Luis Sánchez (editor) y Javier Tortosa en la presentación
de ‘Trazos en falso’ (Boria Ediciones, !º ed. 2017)

            Aquella noche, Harvey llevaba rato sentado cuando entré por la puerta del bar de Austin. Sobre la mesa, delante de él, unos folios mecanografiados y, justo al lado, un bloc completamente atestado de notas escritas a mano. Ya tienes tu libro, ahora soy yo quien tiene que pedirte algo. Esto que ves aquí, dijo señalando las dos páginas a máquina, es un relato que quiero que incluyas en Trazos en falso. Se titula «Saldando deudas». Trata de todo eso que te conté sobre mi viejo. De cómo estalló el mundo después de su muerte, de cómo huimos hacia adelante, de cómo se perdieron cosas en la escapada, de cómo cobré constancia de ello cuando nació el pequeño Harvey… Lo otro, lo que hay en el bloc, son pensamientos escritos a vuelapluma. Imágenes, flashes que me han venido a la mente en estos diez últimos años. Mi manera de volver a trazar el camino desde el principio. De recoger del arcén los momentos importantes que quedaron olvidados. Digamos que es mi segunda convocatoria, mi diario de redención. Están en bruto, necesitan cobrar forma, tener una estructura. Eso es lo que te pido. Dales una vuelta, canaliza esta ráfaga de golpes de seso. Muéstrame un camino a seguir, ayúdame a lograr literatura con ellos. No busco una autobiografía, no pretendo ser protagonista de nada. Quiero que quien lo lea se lleve los textos, que los haga suyos, que le importe un bledo quién los haya escrito. Que mire a su alrededor y no sepa a dónde diablos le han llevado. Confío en ti. Eso me dijo mi amigo.

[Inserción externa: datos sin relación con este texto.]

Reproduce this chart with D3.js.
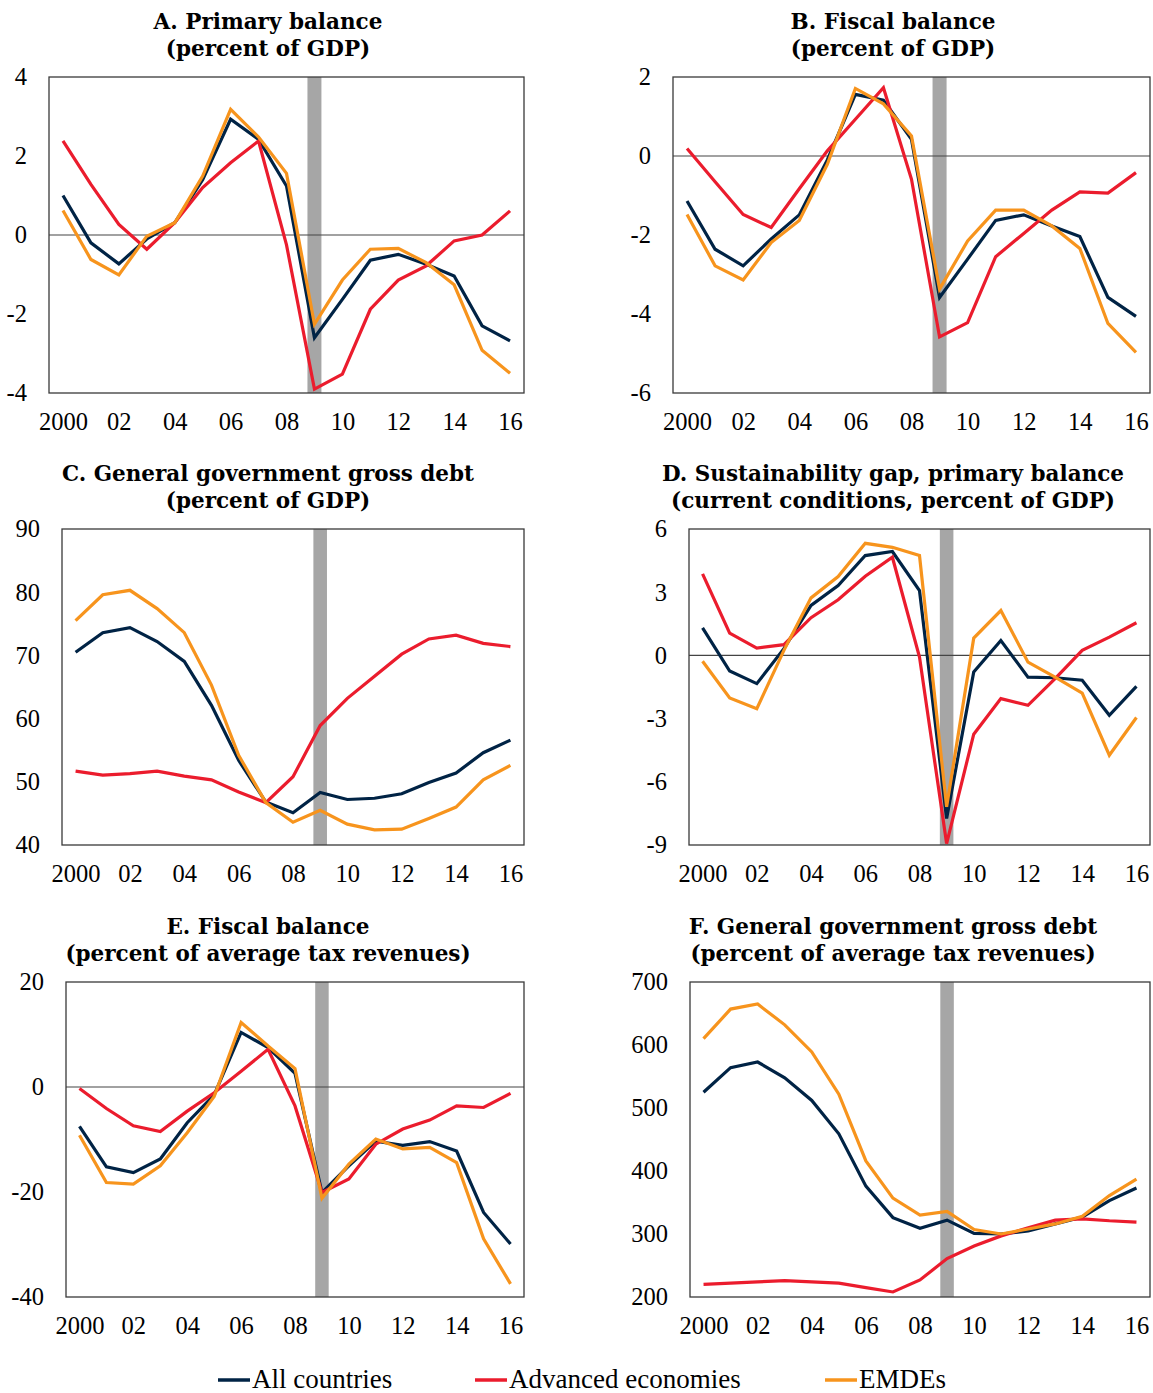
<!DOCTYPE html>
<html><head><meta charset="utf-8">
<script src="https://cdn.jsdelivr.net/npm/d3@7"></script>
<style>body{margin:0;background:#fff} svg{display:block}</style>
</head><body><svg id="c" width="1153" height="1393"></svg>
<script>
// ---------- data ----------
const years = [2000,2001,2002,2003,2004,2005,2006,2007,2008,2009,2010,2011,2012,2013,2014,2015,2016];
const xTickYears = [2000,2002,2004,2006,2008,2010,2012,2014,2016];
const xTickLabels = ["2000","02","04","06","08","10","12","14","16"];
const seriesNames = ["All countries","Advanced economies","EMDEs"];
const shadedYear = 2009;

// A. Primary balance (percent of GDP)
const titleA = ["A. Primary balance","(percent of GDP)"];
const ticksA = [-4,-2,0,2,4];
const aAll  = [1.0,-0.2,-0.73,-0.1,0.31,1.4,2.93,2.42,1.24,-2.6,-1.63,-0.64,-0.49,-0.74,-1.04,-2.3,-2.68];
const aAdv  = [2.38,1.28,0.27,-0.36,0.31,1.2,1.83,2.38,-0.25,-3.9,-3.52,-1.88,-1.14,-0.78,-0.15,0.0,0.61];
const aEmde = [0.62,-0.62,-1.01,-0.03,0.31,1.49,3.18,2.48,1.56,-2.26,-1.14,-0.36,-0.34,-0.7,-1.26,-2.92,-3.5];

// B. Fiscal balance (percent of GDP)
const titleB = ["B. Fiscal balance","(percent of GDP)"];
const ticksB = [-6,-4,-2,0,2];
const bAll  = [-1.14,-2.36,-2.78,-2.1,-1.49,-0.1,1.56,1.41,0.42,-3.58,-2.61,-1.63,-1.49,-1.77,-2.04,-3.58,-4.06];
const bAdv  = [0.19,-0.65,-1.48,-1.81,-0.83,0.13,0.93,1.73,-0.59,-4.58,-4.22,-2.55,-1.96,-1.37,-0.91,-0.94,-0.42];
const bEmde = [-1.48,-2.78,-3.14,-2.19,-1.63,-0.21,1.71,1.32,0.51,-3.37,-2.15,-1.37,-1.37,-1.77,-2.34,-4.24,-4.97];

// C. General government gross debt (percent of GDP)
const titleC = ["C. General government gross debt","(percent of GDP)"];
const ticksC = [40,50,60,70,80,90];
const cAll  = [70.5,73.6,74.4,72.2,69.05,62.1,53.4,46.8,45.1,48.3,47.2,47.4,48.1,49.9,51.4,54.6,56.6];
const cAdv  = [51.7,51.05,51.3,51.7,50.9,50.3,48.4,46.7,50.8,58.9,63.2,66.7,70.2,72.6,73.2,71.9,71.4];
const cEmde = [75.5,79.6,80.3,77.4,73.6,65.3,54.2,46.7,43.6,45.5,43.3,42.4,42.5,44.2,46.0,50.3,52.6];

// D. Sustainability gap, primary balance (current conditions, percent of GDP)
const titleD = ["D. Sustainability gap, primary balance","(current conditions, percent of GDP)"];
const ticksD = [-9,-6,-3,0,3,6];
const dAll  = [1.31,-0.74,-1.34,0.32,2.37,3.32,4.74,4.93,3.08,-7.74,-0.79,0.71,-1.03,-1.06,-1.18,-2.84,-1.47];
const dAdv  = [3.87,1.06,0.35,0.51,1.79,2.64,3.76,4.66,-0.08,-8.93,-3.74,-2.05,-2.37,-1.1,0.24,0.87,1.55];
const dEmde = [-0.28,-2.02,-2.53,0.24,2.73,3.74,5.32,5.13,4.74,-7.19,0.82,2.13,-0.32,-1.03,-1.79,-4.74,-2.95];

// E. Fiscal balance (percent of average tax revenues)
const titleE = ["E. Fiscal balance","(percent of average tax revenues)"];
const ticksE = [-40,-20,0,20];
const eAll  = [-7.5,-15.2,-16.3,-13.7,-6.8,-1.5,10.4,7.5,2.6,-20.1,-15.0,-10.3,-11.1,-10.4,-12.2,-23.9,-29.9];
const eAdv  = [-0.3,-4.1,-7.4,-8.5,-4.6,-1.1,3.0,7.2,-3.6,-20.1,-17.5,-10.9,-8.0,-6.3,-3.6,-3.9,-1.2];
const eEmde = [-9.2,-18.2,-18.5,-15.0,-8.7,-1.8,12.3,7.8,3.5,-21.2,-14.7,-9.9,-11.8,-11.5,-14.4,-28.9,-37.5];

// F. General government gross debt (percent of average tax revenues)
const titleF = ["F. General government gross debt","(percent of average tax revenues)"];
const ticksF = [200,300,400,500,600,700];
const fAll  = [525,564,573,548,512,459,376,326,309,322,301,300,305,316,327,353,373];
const fAdv  = [220,222,224,226,224,222,215,208,227,261,281,297,310,322,324,321,319];
const fEmde = [610,657,665,632,589,522,416,357,330,336,307,300,308,316,328,361,387];

// ---------- style / layout ----------
const colors = ["#002345","#EB1C2D","#F7941D"];
const panels = [
  {title:titleA, series:[aAll,aAdv,aEmde], ticks:ticksA, l:49,  r:524,  t:77,  b:393,  tc:268, zero:true},
  {title:titleB, series:[bAll,bAdv,bEmde], ticks:ticksB, l:673, r:1150, t:77,  b:393,  tc:893, zero:true},
  {title:titleC, series:[cAll,cAdv,cEmde], ticks:ticksC, l:62,  r:524,  t:529, b:845,  tc:268, zero:false},
  {title:titleD, series:[dAll,dAdv,dEmde], ticks:ticksD, l:689, r:1150, t:529, b:845,  tc:893, zero:true},
  {title:titleE, series:[eAll,eAdv,eEmde], ticks:ticksE, l:66,  r:524,  t:982, b:1297, tc:268, zero:true},
  {title:titleF, series:[fAll,fAdv,fEmde], ticks:ticksF, l:690, r:1150, t:982, b:1297, tc:893, zero:false}
];
const serif = "'Liberation Serif','Times New Roman',serif";
const titleFont = "'DejaVu Serif',serif";

const svg = d3.select("#c");

panels.forEach(p => {
  const g = svg.append("g");
  const x = d3.scalePoint().domain(years).range([p.l, p.r]).padding(0.5);
  const y = d3.scaleLinear().domain(d3.extent(p.ticks)).range([p.b, p.t]);
  const step = x.step();

  // titles
  p.title.forEach((t, i) => {
    g.append("text").attr("x", p.tc).attr("y", p.t - 48 + i * 27)
      .attr("text-anchor", "middle")
      .style("font-family", titleFont).style("font-weight", "bold")
      .style("font-size", "21.5px").attr("fill", "#000").text(t);
  });

  // shaded year
  g.append("rect")
    .attr("x", x(shadedYear) - step * 0.25).attr("width", step * 0.5)
    .attr("y", p.t).attr("height", p.b - p.t)
    .attr("fill", "#A6A6A6");

  // zero line
  if (p.zero) {
    g.append("line").attr("x1", p.l).attr("x2", p.r)
      .attr("y1", y(0)).attr("y2", y(0))
      .attr("stroke", "#444").attr("stroke-width", 1.1);
  }

  // lines
  const line = d3.line().x((d, i) => x(years[i])).y(d => y(d));
  p.series.forEach((s, k) => {
    g.append("path").datum(s).attr("d", line)
      .attr("fill", "none").attr("stroke", colors[k])
      .attr("stroke-width", 3.2).attr("stroke-linejoin", "miter")
      .attr("stroke-miterlimit", 3);
  });

  // frame
  g.append("rect").attr("x", p.l).attr("y", p.t)
    .attr("width", p.r - p.l).attr("height", p.b - p.t)
    .attr("fill", "none").attr("stroke", "#3a3a3a").attr("stroke-width", 1.3);

  // y axis labels
  const ya = d3.axisLeft(y).tickValues(p.ticks).tickSize(0).tickPadding(22)
    .tickFormat(d => d3.format("")(d).replace("−", "-"));
  const yg = g.append("g").attr("transform", `translate(${p.l},0)`).call(ya);
  yg.select(".domain").remove();
  yg.selectAll("text").style("font-family", serif).style("font-size", "24.5px").attr("fill", "#000");

  // x axis labels
  const xa = d3.axisBottom(x).tickValues(xTickYears).tickSize(0).tickPadding(20)
    .tickFormat(d => xTickLabels[xTickYears.indexOf(d)]);
  const xg = g.append("g").attr("transform", `translate(0,${p.b})`).call(xa);
  xg.select(".domain").remove();
  xg.selectAll("text").style("font-family", serif).style("font-size", "24.5px").attr("fill", "#000");
});

// legend
const legendX = [218, 475, 825];
const lg = svg.append("g");
seriesNames.forEach((n, k) => {
  lg.append("line").attr("x1", legendX[k]).attr("x2", legendX[k] + 32)
    .attr("y1", 1380).attr("y2", 1380)
    .attr("stroke", colors[k]).attr("stroke-width", 3.5);
  lg.append("text").attr("x", legendX[k] + 34).attr("y", 1388)
    .style("font-family", serif).style("font-size", "27px").attr("fill", "#000").text(n);
});
</script></body></html>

            Así surgió Here’s looking at you, de toda la carne viva recogida en aquellas cuartillas, de los negativos revelados en el cuarto oscuro de su mollera. Por mi parte, he intentado cumplir con el trato de la mejor manera posible. I did my best, que diría Townshend. Ahora llega su turno, el de ustedes, me refiero. Su papel en esta historia. Olviden al autor, piérdanse entre las líneas, busquen su voz bajo la tinta. En ese bloc con garabatos, no estaban únicamente los reflejos de Harvey. Sus ausencias, sus temores, sus pérdidas. Estaban también las nuestras. Las de ustedes. Y las mías.